To that end, group president Steve Weinberg awarded the beautifying pair with a $100 gift certificate to a local garden center and a $50 gift certificate to the Trolley Car Diner as a way of saying thanks.

“I hope other people get the idea that, if they see a vacant lot near their house, to go get flowers and plant them,” said Eddy, who has been doing just that along Rittenhouse Street from Pulaski Avenue for the past four years. “It costs money, but it’s worth it.”

For the garden by which they stood to be recognized, Eddy said the station owner donated money, and she was able to procure 25 flats of plants from a group that makes them available to “do-gooders” like she and Floyd.

A worthwhile investment

Asked why she dedicated time, effort, roughly $100 of her own money and an estimated $150 in Floyd’s labor, Eddy said the answer is simple: “Because I live here.
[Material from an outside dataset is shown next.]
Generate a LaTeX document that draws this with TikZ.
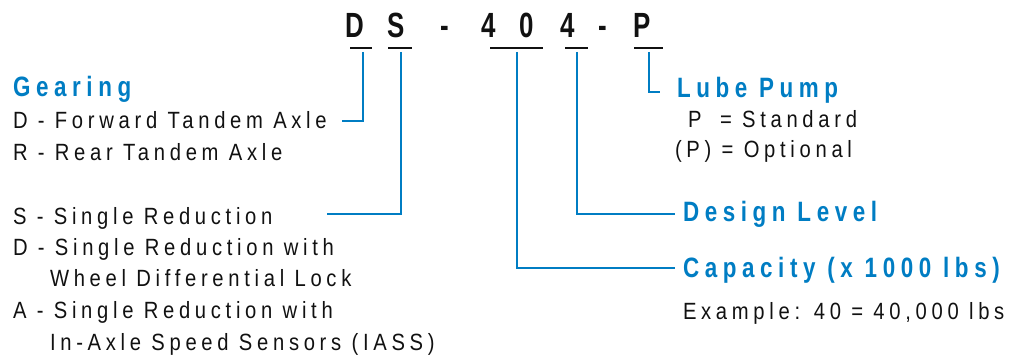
\documentclass[tikz,border=0pt]{standalone}
\usepackage{fontspec}
\setmainfont{Liberation Sans}[FakeStretch=0.86, LetterSpace=20]
\newfontfamily\headfont{Liberation Sans}[FakeStretch=0.8, LetterSpace=20]
\newfontfamily\codefont{Liberation Sans}[FakeStretch=0.74]
\definecolor{blu}{RGB}{0,125,195}
\definecolor{ink}{RGB}{17,17,17}
\tikzset{
  txt/.style={anchor=base west, inner sep=0pt, outer sep=0pt, text=ink, font=\fontsize{23.5}{23.5}\selectfont},
  head/.style={anchor=base west, inner sep=0pt, outer sep=0pt, text=blu, font=\headfont\bfseries\fontsize{28}{28}\selectfont},
  codechar/.style={anchor=base, inner sep=0pt, outer sep=0pt, text=ink, font=\codefont\bfseries\fontsize{35}{35}\selectfont},
  conn/.style={draw=blu, line width=2.6pt},
  uline/.style={draw=ink, line width=2.6pt}
}
\begin{document}
\begin{tikzpicture}[x=1pt,y=-1pt]
\useasboundingbox (0,0) rectangle (1015,358);
% code
\node[codechar] (c1) at (355,37.7) {D};
\node[codechar] (c2) at (396,37.7) {S};
\node[codechar] (c3) at (445,37.7) {-};
\node[codechar] (c4) at (489,37.7) {4};
\node[codechar] (c5) at (527,37.7) {0};
\node[codechar] (c6) at (568,37.7) {4};
\node[codechar] (c7) at (602.5,37.7) {-};
\node[codechar] (c8) at (642,37.7) {P};
% underlines
\draw[uline] (350,48) -- (372,48);
\draw[uline] (388,48) -- (412,48);
\draw[uline] (490,48) -- (543,48);
\draw[uline] (565,48) -- (588,48);
\draw[uline] (634,48) -- (663,48);
% left texts
\node[head] (gear) at (13,97) {Gearing};
\node[txt] (fwd) at (13,129) {D - Forward Tandem Axle};
\node[txt] (rear) at (13,161) {R - Rear Tandem Axle};
\node[txt] (sred) at (13,225) {S - Single Reduction};
\node[txt] (dred) at (13,255.5) {D - Single Reduction with};
\node[txt] (wdl) at (50,287) {Wheel Differential Lock};
\node[txt] (ared) at (13,318.5) {A - Single Reduction with};
\node[txt] (iass) at (50,350) {In-Axle Speed Sensors (IASS)};
% right texts
\node[head] (lube) at (677,98) {Lube Pump};
\node[txt] (pstd) at (688,128) {P};
\node[txt] (pstd2) at (720,128) {= Standard};
\node[txt] (popt) at (675,158) {(P) = Optional};
\node[head] (design) at (683,222) {Design Level};
\node[head] (cap) at (683,277) {Capacity (x 1000 lbs)};
\node[txt] (ex) at (683,319) {Example: 40 = 40,000 lbs};
% connector endpoints
\coordinate (sD) at (363,52);  \coordinate (eD) at (342,121);
\coordinate (sS) at (401,52);  \coordinate (eS) at (327,214);
\coordinate (sC) at (517,52);  \coordinate (eC) at (675,268);
\coordinate (sL) at (577,52);  \coordinate (eL) at (675,214);
\coordinate (sP) at (649,52);  \coordinate (eP) at (660,92);
\draw[conn] (sD) |- (eD);
\draw[conn] (sS) |- (eS);
\draw[conn] (sC) |- (eC);
\draw[conn] (sL) |- (eL);
\draw[conn] (sP) |- (eP);
\end{tikzpicture}
\end{document}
It’s all of our jobs to make the world a more beautiful place. It’s about taking ownership of where you live and just doing it.”

As for future plans — “I hear you have so many ideas about what can be done next,” said Weinberg — the gardeners have their eyes on a plot of land near along Lincoln Drive near Wayne Avenue.

Floyd, who has planted flowers at other spots throughout the neighborhood, said some are surprised by his efforts, but to him, it makes perfect sense.

“People would stop and ask who helped me do all of this,” he said. “I would just say, ‘You’re looking at it. I’m the guy who planted those flowers.’ People in the impoverished communities like to say I’m strange. They tell their children to stay away. But I tell them I’m a stranger because they just don’t know me.”